C’est l’idée ingénieuse que le Marocain Anasse Bari et son équipe de recherche au sein de la prestigieuse université de New York (NYU) s’activent actuellement à traduire en réalité sur le terrain pour donner plus de visibilité aux médecins et aux hôpitaux face à la maladie du siècle.
Professeur d'informatique et d’analyses prédictives - une forme d’IA - au "Courant Institute" de la NYU, qui est classé n°1 dans le monde en recherche mathématique appliquée, Anasse Bari a pu développer un outil permettant de signaler la gravité clinique des malades du COVID-19 afin d’aider les médecins à déterminer quels patients ont réellement besoin de lits dans les hôpitaux et ceux qui peuvent rentrer chez eux afin de mieux gérer les capacités hospitalières déjà limitées.
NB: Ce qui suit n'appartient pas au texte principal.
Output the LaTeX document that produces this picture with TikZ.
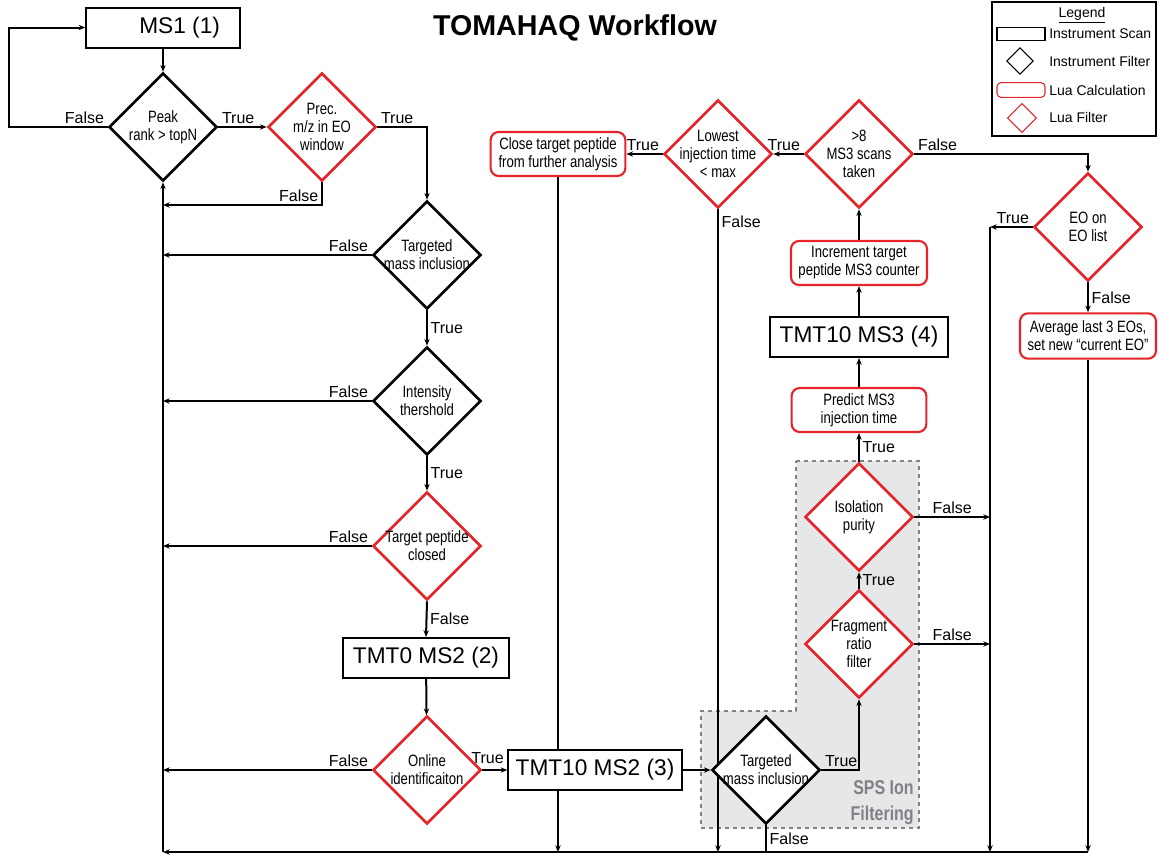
\documentclass[tikz,border=0pt]{standalone}
\usepackage{fontspec}
\setmainfont{Liberation Sans}
\newfontfamily\narrowfont[FakeStretch=0.8]{Liberation Sans}
\usepackage{xcolor}
\usepackage{tikz}
\usetikzlibrary{arrows.meta}
\usetikzlibrary{shapes,arrows}
\usetikzlibrary{backgrounds}
\definecolor{luared}{RGB}{230,36,41}
\definecolor{spsgray}{RGB}{230,231,232}
\definecolor{spstext}{RGB}{128,130,133}
\tikzstyle{arrow} = [line width=1.5pt,->,>={Stealth[length=5pt,width=4pt]}]
\tikzstyle{wire} = [line width=1.5pt]
\tikzstyle{iscan} = [draw, line width=1.5pt, fill=white, minimum height=30pt, inner sep=0pt, font=\fontsize{17}{20}\selectfont]
\tikzstyle{ifilter} = [diamond, draw, line width=2pt, fill=white, minimum width=81pt, minimum height=81pt, inner sep=0pt]
\tikzstyle{luafilter} = [ifilter, draw=luared]
\tikzstyle{luacalc} = [draw=luared, rounded corners=6pt, line width=1.6pt, fill=white, minimum width=101pt, minimum height=33pt, inner sep=0pt, align=center, font=\narrowfont\fontsize{12.3}{13.5}\selectfont]
\tikzstyle{dtext} = [align=center, font=\narrowfont\fontsize{12.3}{13.5}\selectfont, inner sep=0pt]
\tikzstyle{lbl} = [font=\fontsize{12}{14}\selectfont, inner sep=2pt]
\tikzstyle{legtext} = [anchor=west, inner sep=0pt, font=\fontsize{10.5}{12}\selectfont]

\begin{document}
\begin{tikzpicture}[x=0.75pt, y=-0.75pt]
    \useasboundingbox (0,0) rectangle (1162,854);

    % title and legend
    \node[font=\bfseries\fontsize{21.5}{24}\selectfont] (title) at (575,28) {TOMAHAQ Workflow};
    \draw[line width=1.2pt] (992,2) rectangle (1156,136);
    \node[legtext, anchor=center] (legtitle) at (1082,15) {\underline{Legend}};
    \node[draw, line width=0.8pt, minimum width=36pt, minimum height=10pt, inner sep=0pt] (legscan) at (1021,34) {};
    \node[diamond, draw, line width=0.8pt, minimum width=20pt, minimum height=20pt, inner sep=0pt] (legfilter) at (1020,61) {};
    \node[draw=luared, rounded corners=3pt, line width=0.8pt, minimum width=36pt, minimum height=11pt, inner sep=0pt] (legcalc) at (1021,90) {};
    \node[diamond, draw=luared, line width=0.8pt, minimum width=22pt, minimum height=22pt, inner sep=0pt] (legluaf) at (1022,118) {};
    \node[legtext] (legscantext) at (1049,34) {Instrument Scan};
    \node[legtext] (legfiltertext) at (1049,61) {Instrument Filter};
    \node[legtext] (legcalctext) at (1049,90) {Lua Calculation};
    \node[legtext] (legluaftext) at (1049,117) {Lua Filter};

    % left column
    \node[iscan, minimum width=115pt] (ms1) at (163,27.5) {\hspace*{25pt}MS1 (1)};
    \node[ifilter, label={[dtext]center:{Peak\\rank > topN}}] (peak) at (163,127) {};
    \node[luafilter, label={[dtext]center:{Prec.\\m/z in EO\\window}}] (prec) at (322,127) {};
    \node[ifilter, label={[dtext]center:{Targeted\\mass inclusion}}] (tmi) at (427,255) {};
    \node[ifilter, label={[dtext]center:{Intensity\\thershold}}] (inten) at (427,401) {};
    \node[luafilter, label={[dtext]center:{Target peptide\\closed}}] (closed) at (427,546) {};
    \node[iscan, minimum width=124pt] (tmtzero) at (426,658) {TMT0 MS2 (2)};
    \node[luafilter, label={[dtext]center:{Online\\identificaiton}}] (online) at (427,770) {};
    \node[iscan, minimum width=130pt] (tmtms2) at (595,770) {TMT10 MS2 (3)};

    % right side
    \node[ifilter, label={[dtext]center:{Targeted\\mass inclusion}}] (tmisps) at (766,770) {};
    \node[luafilter, label={[dtext]center:{Fragment\\ratio\\filter}}] (frag) at (859,644) {};
    \node[luafilter, label={[dtext]center:{Isolation\\purity}}] (iso) at (859,517) {};
    \node[luacalc] (predict) at (859,410) {Predict MS3\\injection time};
    \node[iscan, minimum width=133pt] (tmtms3) at (859,337) {TMT10 MS3 (4)};
    \node[luacalc, minimum width=102pt] (incr) at (859,263) {Increment target\\peptide MS3 counter};
    \node[luafilter, label={[dtext]center:{>8\\MS3 scans\\taken}}] (scans) at (859,154) {};
    \node[luafilter, label={[dtext]center:{Lowest\\injection time\\< max}}] (lowest) at (718,154) {};
    \node[luacalc] (close) at (558,154) {Close target peptide\\from further analysis};
    \node[luafilter, label={[dtext]center:{EO on\\EO list}}] (eo) at (1088,227) {};
    \node[luacalc, minimum width=102pt, minimum height=34pt] (avg) at (1088,336) {Average last 3 EOs,\\set new “current EO”};

    \coordinate (spine) at (163,852);
    \coordinate (botright) at (1088,852);
    \coordinate (precturn) at (163,205);
    \coordinate (eotrue) at (990,227);

    % shaded block and long return lines
    \begin{scope}[on background layer]
        \draw[spstext, dashed, line width=0.9pt, fill=spsgray] (796,461) -- (919,461) -- (919,828) -- (701,828) -- (701,711) -- (796,711) -- cycle;
        \draw[arrow] (close.south) -- (close.south |- spine);
        \draw[arrow] (lowest.south) node[lbl, below right, yshift=-2pt] {False} -- (lowest.south |- spine);
        \draw[wire] (tmisps.south) -- node[lbl, midway, right] {False} (tmisps.south |- spine);
        \draw[arrow] (eotrue) -- (eotrue |- spine);
        \draw[arrow] (avg.south) -- (botright);
        \draw[arrow] (botright) -- (spine);
        \draw[arrow] (spine) -- (peak.south);
    \end{scope}
    \node[font=\narrowfont\bfseries\fontsize{15}{19.5}\selectfont, text=spstext, align=right, anchor=east, inner sep=0pt] (sps) at (914,803) {SPS Ion\\Filtering};

    % left column connectors
    \draw[arrow] (ms1) -- (peak);
    \draw[arrow] (peak.west) node[lbl, above left] {False} -- ++(-99,0) |- (ms1.west);
    \draw[arrow] (peak.east) node[lbl, above right] {True} -- (prec.west);
    \draw[arrow] (prec.east) node[lbl, above right] {True} -| (tmi.north);
    \draw[arrow] (prec.south) |- node[lbl, pos=0.5, above left] {False} (precturn);
    \draw[arrow] (tmi.west) node[lbl, above left] {False} -- (tmi.west -| spine);
    \draw[arrow] (tmi.south) -- node[lbl, midway, right] {True} (inten.north);
    \draw[arrow] (inten.west) node[lbl, above left] {False} -- (inten.west -| spine);
    \draw[arrow] (inten.south) -- node[lbl, midway, right] {True} (closed.north);
    \draw[arrow] (closed.west) node[lbl, above left] {False} -- (closed.west -| spine);
    \draw[arrow] (closed.south) -- node[lbl, midway, right] {False} (tmtzero.north);
    \draw[arrow] (tmtzero) -- (online);
    \draw[arrow] (online.west) node[lbl, above left] {False} -- (online.west -| spine);
    \draw[arrow] (online.east) -- (tmtms2.west) node[lbl, above left, yshift=2pt] {True};

    % right side connectors
    \draw[arrow] (tmtms2.east) -- (tmisps.west);
    \draw[arrow] (tmisps.east) node[lbl, above right] {True} -| (frag.south);
    \draw[arrow] (frag.north) -- node[lbl, midway, right] {True} (iso.south);
    \draw[arrow] (frag.east) -- node[lbl, midway, above] {False} (frag.east -| eotrue);
    \draw[arrow] (iso.north) -- node[lbl, midway, right] {True} (predict.south);
    \draw[arrow] (iso.east) -- node[lbl, midway, above] {False} (iso.east -| eotrue);
    \draw[arrow] (predict) -- (tmtms3);
    \draw[arrow] (tmtms3) -- (incr);
    \draw[arrow] (incr) -- (scans);
    \draw[arrow] (scans.west) node[lbl, above left] {True} -- (lowest.east);
    \draw[arrow] (lowest.west) node[lbl, above left] {True} -- (close.east);
    \draw[arrow] (scans.east) node[lbl, above right] {False} -| (eo.north);
    \draw[arrow] (eo.west) node[lbl, above left] {True} -- (eotrue);
    \draw[arrow] (eo.south) -- node[lbl, midway, right] {False} (avg.north);
\end{tikzpicture}
\end{document}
"Lorsque l’épidémie du nouveau coronavirus est apparue en Chine, j'avais prédit qu'elle allait émerger comme une pandémie qui aura un impact sur l'économie mondiale et entraînera de multiples décès dans le monde, pour la simple raison que nous vivons dans un monde interconnecté", confie ce natif de Tanger dans une interview à la MAP, à New York, où il dirige un groupe de recherche sur le développement de l'IA pour lutter contre les épidémies et prédire les marchés financiers.
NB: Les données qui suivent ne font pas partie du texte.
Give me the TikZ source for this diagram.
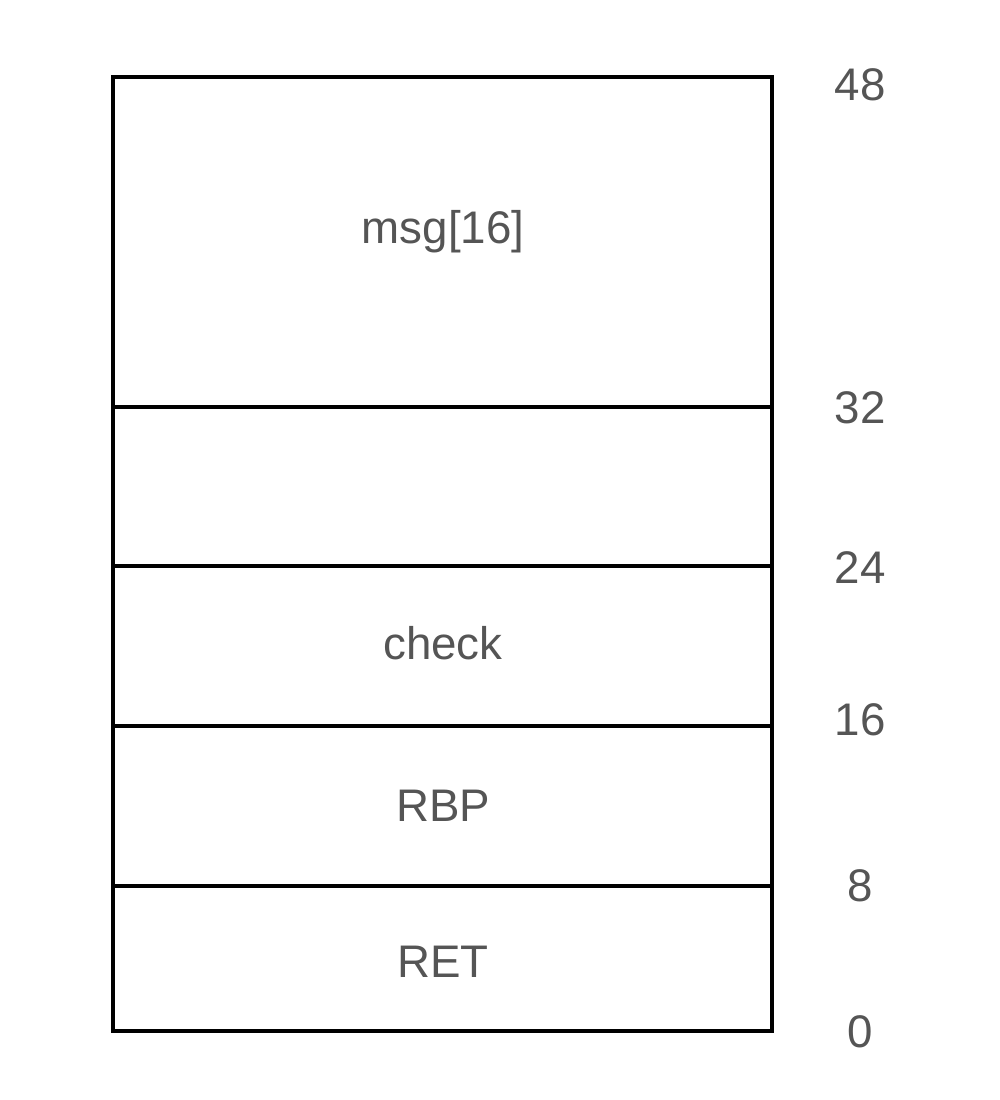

"Au début du mois de janvier dernier, j'ai réuni et dirigé une équipe composée de médecins et d'informaticiens, et ensemble, nous avons établi un partenariat avec deux hôpitaux chinois pour travailler sur des prédictions sur le coronavirus", raconte le Marocain de 35 ans, expliquant que l’objectif était de concevoir et de déployer des outils d'aide à la décision en utilisant des capacités d'IA, principalement des analyses prédictives, pour prédire les résultats futurs chez les patients atteints de COVID-19.
"Nous espérons que cet outil d'IA, lorsqu'il sera entièrement opérationnel, sera utile aux médecins au moment où ils prédisent les résultats des patients à un stade précoce et évaluent la gravité des cas parmi eux", fait valoir Anasse Bari, qui a été recruté, par ailleurs, comme conseiller par les Nations-Unis pour l'élaboration d'une stratégie mondiale de l'IA pour l’organisation internationale et des conseils sur la façon dont l'IA peut être appliquée pour le bien social.
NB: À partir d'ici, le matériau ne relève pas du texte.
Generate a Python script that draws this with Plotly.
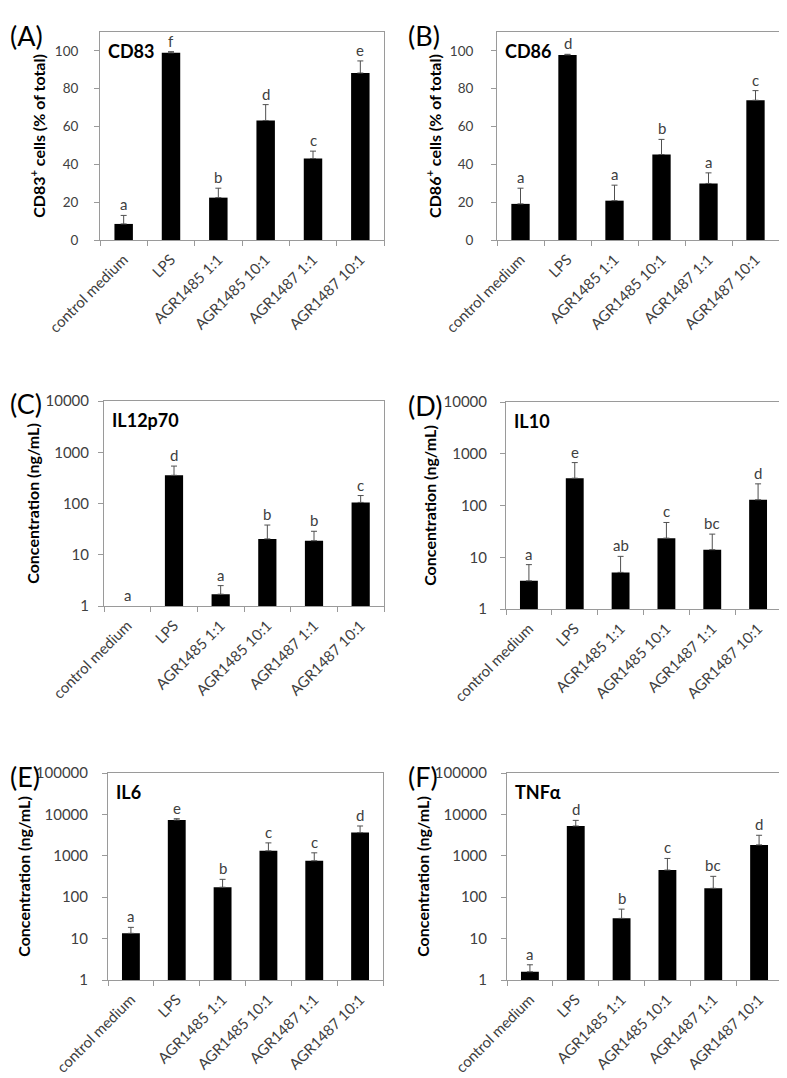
import plotly.graph_objects as go
import math

W, H = 787, 1078

categories = ["control medium", "LPS", "AGR1485 1:1", "AGR1485 10:1", "AGR1487 1:1", "AGR1487 10:1"]

cd83_mean = [8.5, 99.0, 22.4, 63.2, 43.1, 88.3]
cd83_sd = [4.5, 0.6, 5.0, 8.4, 3.9, 6.4]
cd83_letters = ["a", "f", "b", "d", "c", "e"]

cd86_mean = [19.1, 97.9, 20.8, 45.2, 29.9, 73.9]
cd86_sd = [8.3, 0.3, 8.2, 8.0, 5.6, 5.1]
cd86_letters = ["a", "d", "a", "b", "a", "c"]

il12_mean = [None, 355, 1.7, 20.4, 18.8, 105]
il12_sd = [0, 182, 0.8, 17.6, 9.9, 38]
il12_letters = ["a", "d", "a", "b", "b", "c"]

il10_mean = [3.5, 337, 5.1, 23.4, 14.0, 129]
il10_sd = [3.7, 338, 5.3, 23.6, 14.0, 133]
il10_letters = ["a", "e", "ab", "c", "bc", "d"]

il6_mean = [13.4, 7310, 174, 1318, 759, 3630]
il6_sd = [5.3, 560, 96, 732, 421, 1620]
il6_letters = ["a", "e", "b", "c", "c", "d"]

tnf_mean = [1.58, 5250, 30.8, 453, 164, 1836]
tnf_sd = [0.75, 1930, 20.7, 410, 155, 1294]
tnf_letters = ["a", "d", "b", "c", "bc", "d"]

FONT = "Lato"
TICKCOL = "#404040"
FRAME = "#9a9a9a"

panels = [
    dict(mean=cd83_mean, sd=cd83_sd, letters=cd83_letters, log=False, rng=[0, 110], dtick=20,
         ytitle="CD83<sup>+</sup> cells (% of total)", tag="(A)", inset="CD83",
         box=(92, 24, 376, 232), tfs=13.5, standoff=13, tstand=5),
    dict(mean=cd86_mean, sd=cd86_sd, letters=cd86_letters, log=False, rng=[0, 110], dtick=20,
         ytitle="CD86<sup>+</sup> cells (% of total)", tag="(B)", inset="CD86",
         box=(489, 24, 771, 232), tfs=13.5, standoff=15, tstand=4),
    dict(mean=il12_mean, sd=il12_sd, letters=il12_letters, log=True, rng=[0, 4], dtick=1,
         ytitle="Concentration (ng/mL)", tag="(C)", inset="IL12p70",
         box=(96, 393, 376, 598), tfs=15, standoff=6, tstand=1),
    dict(mean=il10_mean, sd=il10_sd, letters=il10_letters, log=True, rng=[0, 4], dtick=1,
         ytitle="Concentration (ng/mL)", tag="(D)", inset="IL10",
         box=(498, 394, 773, 601), tfs=15, standoff=10, tstand=2),
    dict(mean=il6_mean, sd=il6_sd, letters=il6_letters, log=True, rng=[0, 5], dtick=1,
         ytitle="Concentration (ng/mL)", tag="(E)", inset="IL6",
         box=(100, 765, 375, 972), tfs=15, standoff=11, tstand=1),
    dict(mean=tnf_mean, sd=tnf_sd, letters=tnf_letters, log=True, rng=[0, 5], dtick=1,
         ytitle="Concentration (ng/mL)", tag="(F)", inset="TNF\u03b1",
         box=(499, 765, 774, 972), tfs=15, standoff=11, tstand=1),
]

fig = go.Figure()
annotations = []
layout = {}

for i, p in enumerate(panels, start=1):
    xa = "x" if i == 1 else f"x{i}"
    ya = "y" if i == 1 else f"y{i}"
    l, t, r, b = p["box"]
    fig.add_trace(go.Bar(
        x=categories, y=p["mean"], xaxis=xa, yaxis=ya, width=0.39,
        marker=dict(color="black", line=dict(width=0)),
        error_y=dict(type="data", array=p["sd"], arrayminus=[0] * len(p["sd"]), symmetric=False,
                     color="#505050", thickness=1, width=3),
        showlegend=False, hoverinfo="skip"))
    layout[f"xaxis{'' if i == 1 else i}"] = dict(
        domain=[l / W, r / W], anchor=ya, type="category", tickangle=-45, automargin=False,
        ticks="outside", tickson="boundaries", ticklen=5, tickcolor=FRAME,
        showline=True, linecolor=FRAME, linewidth=1, mirror=True, showgrid=False,
        ticklabelstandoff=4,
        tickfont=dict(family=FONT, size=15, color=TICKCOL))
    yax = dict(
        domain=[1 - b / H, 1 - t / H], anchor=xa, range=p["rng"], dtick=p["dtick"],
        automargin=False,
        ticks="outside", ticklen=5, tickcolor=FRAME, showline=True, linecolor=FRAME,
        linewidth=1, mirror=True, showgrid=False, zeroline=False,
        ticklabelstandoff=p["standoff"],
        tickfont=dict(family=FONT, size=p["tfs"], color=TICKCOL),
        title=dict(text=p["ytitle"], standoff=p["tstand"],
                   font=dict(family=FONT, size=16, color="black", weight="bold")))
    if p["log"]:
        yax.update(type="log", tickformat="d")
    layout[f"yaxis{'' if i == 1 else i}"] = yax

    # significance letters above bars
    for c, m, s, lt in zip(categories, p["mean"], p["sd"], p["letters"]):
        top = (m or 1) + (s or 0)
        yv = math.log10(top) if p["log"] else top
        annotations.append(dict(x=c, y=yv, xref=xa, yref=ya, text=lt, showarrow=False,
                                yanchor="bottom", yshift=0,
                                font=dict(family=FONT, size=15, color=TICKCOL)))
    # inset title
    annotations.append(dict(x=(l + 6) / W, y=1 - (t + 19) / H, xref="paper", yref="paper",
                            text=p["inset"], showarrow=False, xanchor="left", yanchor="middle",
                            font=dict(family=FONT, size=18, color="black", weight="bold")))
    # panel tag
    tx = 0 if l < 300 else 398
    annotations.append(dict(x=tx / W, y=1 - (t + 3) / H, xref="paper", yref="paper",
                            text=p["tag"], showarrow=False, xanchor="left", yanchor="middle",
                            font=dict(family=FONT, size=27, color="black")))

fig.update_layout(**layout)
fig.update_layout(width=W, height=H, margin=dict(l=0, r=0, t=0, b=0, autoexpand=False),
                  paper_bgcolor="white", plot_bgcolor="white", showlegend=False,
                  annotations=annotations, bargap=0.6,
                  font=dict(family=FONT, color=TICKCOL))

fig.write_html("out.html")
La finalité, explique-t-il, est d’aider le médecin à prendre des décisions basées sur les données sur la manière d’allouer les ressources au sein des hôpitaux. "Notre objectif est d'aider les médecins et de les doter d'outils d'IA qu'ils peuvent utiliser pour prendre rapidement des décisions basées sur les données".
A cet effet, l’analyse prédictive utilisée par Anasse Bari et son équipe est une technologie qui apprend des expériences passées. "Il s'agit d'un ensemble d'algorithmes qui apprennent des données historiques (expérience) afin de faire des prédictions", explique ce co-auteur d’un best-seller sur l’IA, intitulé "Predictive Analytics for Dummies" (Les analyses prédictives pour les nuls), ouvrage qui fut traduit en espagnol, allemand et chinois.
"Ce que nous concevons en matière de soins de santé est une technologie d'analyse prédictive qui apprend des cas de patients testés positifs pour le coronavirus afin de prédire le comportement futur de nouveaux cas. Ainsi, les médecins auraient une vision de l'avenir de ce qui pourrait arriver à ces patients, et sur la base de ces prédictions, les médecins prendront une décision dans le présent (allocation des ressources, qui reçoit des soins immédiats, autres développements cliniques…)", fait-il valoir.
Anasse Bari, qui a également travaillé auparavant pour la Banque Mondiale et comme conseiller sur des projets de recherche pour des fonds d’investissement (Hedge funds) à Wall Street sur la création d'une nouvelle stratégie d'intelligence artificielle pour la finance, se dit fier de diriger une équipe multidisciplinaires à l'Université de New York composée de chercheurs de différentes nationalités et avec diverses expertises en médecine, en intelligence artificielle et en informatique.
"Notre objectif est vraiment de contribuer à sauver des vies en aidant les médecins", affirme-t-il, précisant que son équipe de recherche se concentre désormais sur le travail et la collaboration avec les principaux hôpitaux de la ville de New York, épicentre de la pandémie de coronavirus aux Etats-Unis.
"Il reste encore du travail et des recherches à faire en termes de déploiement, de validation et d'affinage de l'outil", concède-t-il.